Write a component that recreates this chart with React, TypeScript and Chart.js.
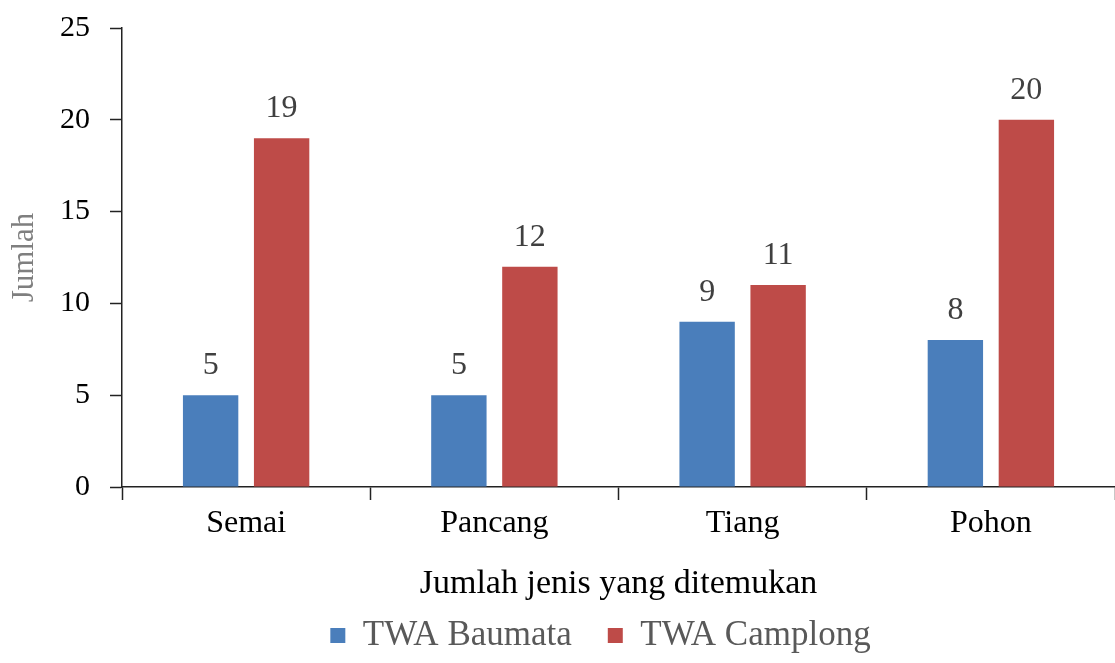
import React, { useEffect, useRef } from 'react';
import { Chart, registerables } from 'chart.js';

Chart.register(...registerables);

const categories = ['Semai', 'Pancang', 'Tiang', 'Pohon'];
const seriesNames = ['TWA Baumata', 'TWA Camplong'];
const baumata = [5, 5, 9, 8];
const camplong = [19, 12, 11, 20];
const yTicks = [0, 5, 10, 15, 20, 25];
const xTitle = 'Jumlah jenis yang ditemukan';
const yTitle = 'Jumlah';
const seriesColors = ['#4A7EBB', '#BE4B48'];

const SERIF = "'Liberation Serif', 'Times New Roman', serif";

const valueLabels = {
  id: 'valueLabels',
  afterDatasetsDraw(chart: any) {
    const ctx = chart.ctx;
    ctx.save();
    ctx.font = `32px ${SERIF}`;
    ctx.fillStyle = '#404040';
    ctx.textAlign = 'center';
    ctx.textBaseline = 'alphabetic';
    chart.data.datasets.forEach((ds: any, i: number) => {
      const meta = chart.getDatasetMeta(i);
      meta.data.forEach((el: any, j: number) => {
        ctx.fillText(String(ds.data[j]), el.x, el.y - 21);
      });
    });
    ctx.restore();
  },
};

const legendShift = {
  id: 'legendShift',
  afterLayout(chart: any) {
    if (chart.legend) {
      chart.legend.left -= 18;
      chart.legend.right -= 18;
    }
  },
};

export default function App() {
  const canvasRef = useRef<HTMLCanvasElement | null>(null);

  useEffect(() => {
    const canvas = canvasRef.current;
    if (!canvas) return;
    const chart = new Chart(canvas, {
      type: 'bar',
      data: {
        labels: categories,
        datasets: [
          {
            label: seriesNames[0],
            data: baumata,
            backgroundColor: seriesColors[0],
            categoryPercentage: 0.572,
            barPercentage: 0.78,
          },
          {
            label: seriesNames[1],
            data: camplong,
            backgroundColor: seriesColors[1],
            categoryPercentage: 0.572,
            barPercentage: 0.78,
          },
        ],
      },
      options: {
        responsive: false,
        animation: false,
        layout: { padding: { top: 28, left: 0, right: -7, bottom: 0 } },
        plugins: {
          legend: {
            display: true,
            position: 'bottom',
            fullSize: false,
            labels: {
              boxWidth: 15,
              boxHeight: 15,
              padding: 36,
              color: '#595959',
              font: { family: SERIF, size: 35 },
            },
          },
          tooltip: { enabled: false },
        },
        scales: {
          x: {
            grid: {
              display: true,
              drawOnChartArea: false,
              drawTicks: true,
              tickLength: 13,
              tickColor: '#222',
              tickWidth: 1.5,
              offset: true,
            },
            border: { display: true, color: '#222', width: 1.5 },
            ticks: {
              color: '#000',
              padding: 4,
              font: { family: SERIF, size: 32 },
            },
            title: {
              display: true,
              text: xTitle,
              color: '#000',
              font: { family: SERIF, size: 34 },
              padding: { top: 0, bottom: -22 },
            },
            afterFit(scale: any) {
              scale.height = 95;
              scale.paddingLeft = 0;
              scale.paddingRight = -7;
              scale.paddingTop = 0;
              scale.paddingBottom = 0;
            },
          },
          y: {
            min: 0,
            max: 25,
            afterBuildTicks(scale: any) {
              scale.ticks = yTicks.map((v) => ({ value: v }));
            },
            grid: {
              display: true,
              drawOnChartArea: false,
              drawTicks: true,
              tickLength: 12,
              tickColor: '#222',
              tickWidth: 1.5,
            },
            border: { display: true, color: '#222', width: 1.5 },
            ticks: {
              color: '#000',
              padding: 20,
              font: { family: SERIF, size: 30 },
            },
            title: {
              display: true,
              text: yTitle,
              color: '#7F7F7F',
              font: { family: SERIF, size: 31 },
              padding: { top: 6, bottom: 0 },
            },
            afterFit(scale: any) {
              scale.width = 122;
              scale.paddingTop = 0;
              scale.paddingBottom = 0;
              scale.paddingLeft = 0;
              scale.paddingRight = -7;
            },
          },
        },
      },
      plugins: [valueLabels, legendShift],
    });
    return () => chart.destroy();
  }, []);

  return (
    <div style={{ position: 'absolute', left: 0, top: 0, width: 1115, height: 663, background: '#fff' }}>
      <canvas ref={canvasRef} width={1115} height={663} />
    </div>
  );
}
+++
* Task details *
Using the material above, set down every line exactly, but skip the pictures.

* Solution to the exercise *
Write a component that recreates this chart with React, TypeScript and Chart.js.
import React, { useEffect, useRef } from 'react';
import { Chart, registerables } from 'chart.js';

Chart.register(...registerables);

const categories = ['Semai', 'Pancang', 'Tiang', 'Pohon'];
const seriesNames = ['TWA Baumata', 'TWA Camplong'];
const baumata = [5, 5, 9, 8];
const camplong = [19, 12, 11, 20];
const yTicks = [0, 5, 10, 15, 20, 25];
const xTitle = 'Jumlah jenis yang ditemukan';
const yTitle = 'Jumlah';
const seriesColors = ['#4A7EBB', '#BE4B48'];

const SERIF = "'Liberation Serif', 'Times New Roman', serif";

const valueLabels = {
  id: 'valueLabels',
  afterDatasetsDraw(chart: any) {
    const ctx = chart.ctx;
    ctx.save();
    ctx.font = `32px ${SERIF}`;
    ctx.fillStyle = '#404040';
    ctx.textAlign = 'center';
    ctx.textBaseline = 'alphabetic';
    chart.data.datasets.forEach((ds: any, i: number) => {
      const meta = chart.getDatasetMeta(i);
      meta.data.forEach((el: any, j: number) => {
        ctx.fillText(String(ds.data[j]), el.x, el.y - 21);
      });
    });
    ctx.restore();
  },
};

const legendShift = {
  id: 'legendShift',
  afterLayout(chart: any) {
    if (chart.legend) {
      chart.legend.left -= 18;
      chart.legend.right -= 18;
    }
  },
};

export default function App() {
  const canvasRef = useRef<HTMLCanvasElement | null>(null);

  useEffect(() => {
    const canvas = canvasRef.current;
    if (!canvas) return;
    const chart = new Chart(canvas, {
      type: 'bar',
      data: {
        labels: categories,
        datasets: [
          {
            label: seriesNames[0],
            data: baumata,
            backgroundColor: seriesColors[0],
            categoryPercentage: 0.572,
            barPercentage: 0.78,
          },
          {
            label: seriesNames[1],
            data: camplong,
            backgroundColor: seriesColors[1],
            categoryPercentage: 0.572,
            barPercentage: 0.78,
          },
        ],
      },
      options: {
        responsive: false,
        animation: false,
        layout: { padding: { top: 28, left: 0, right: -7, bottom: 0 } },
        plugins: {
          legend: {
            display: true,
            position: 'bottom',
            fullSize: false,
            labels: {
              boxWidth: 15,
              boxHeight: 15,
              padding: 36,
              color: '#595959',
              font: { family: SERIF, size: 35 },
            },
          },
          tooltip: { enabled: false },
        },
        scales: {
          x: {
            grid: {
              display: true,
              drawOnChartArea: false,
              drawTicks: true,
              tickLength: 13,
              tickColor: '#222',
              tickWidth: 1.5,
              offset: true,
            },
            border: { display: true, color: '#222', width: 1.5 },
            ticks: {
              color: '#000',
              padding: 4,
              font: { family: SERIF, size: 32 },
            },
            title: {
              display: true,
              text: xTitle,
              color: '#000',
              font: { family: SERIF, size: 34 },
              padding: { top: 0, bottom: -22 },
            },
            afterFit(scale: any) {
              scale.height = 95;
              scale.paddingLeft = 0;
              scale.paddingRight = -7;
              scale.paddingTop = 0;
              scale.paddingBottom = 0;
            },
          },
          y: {
            min: 0,
            max: 25,
            afterBuildTicks(scale: any) {
              scale.ticks = yTicks.map((v) => ({ value: v }));
            },
            grid: {
              display: true,
              drawOnChartArea: false,
              drawTicks: true,
              tickLength: 12,
              tickColor: '#222',
              tickWidth: 1.5,
            },
            border: { display: true, color: '#222', width: 1.5 },
            ticks: {
              color: '#000',
              padding: 20,
              font: { family: SERIF, size: 30 },
            },
            title: {
              display: true,
              text: yTitle,
              color: '#7F7F7F',
              font: { family: SERIF, size: 31 },
              padding: { top: 6, bottom: 0 },
            },
            afterFit(scale: any) {
              scale.width = 122;
              scale.paddingTop = 0;
              scale.paddingBottom = 0;
              scale.paddingLeft = 0;
              scale.paddingRight = -7;
            },
          },
        },
      },
      plugins: [valueLabels, legendShift],
    });
    return () => chart.destroy();
  }, []);

  return (
    <div style={{ position: 'absolute', left: 0, top: 0, width: 1115, height: 663, background: '#fff' }}>
      <canvas ref={canvasRef} width={1115} height={663} />
    </div>
  );
}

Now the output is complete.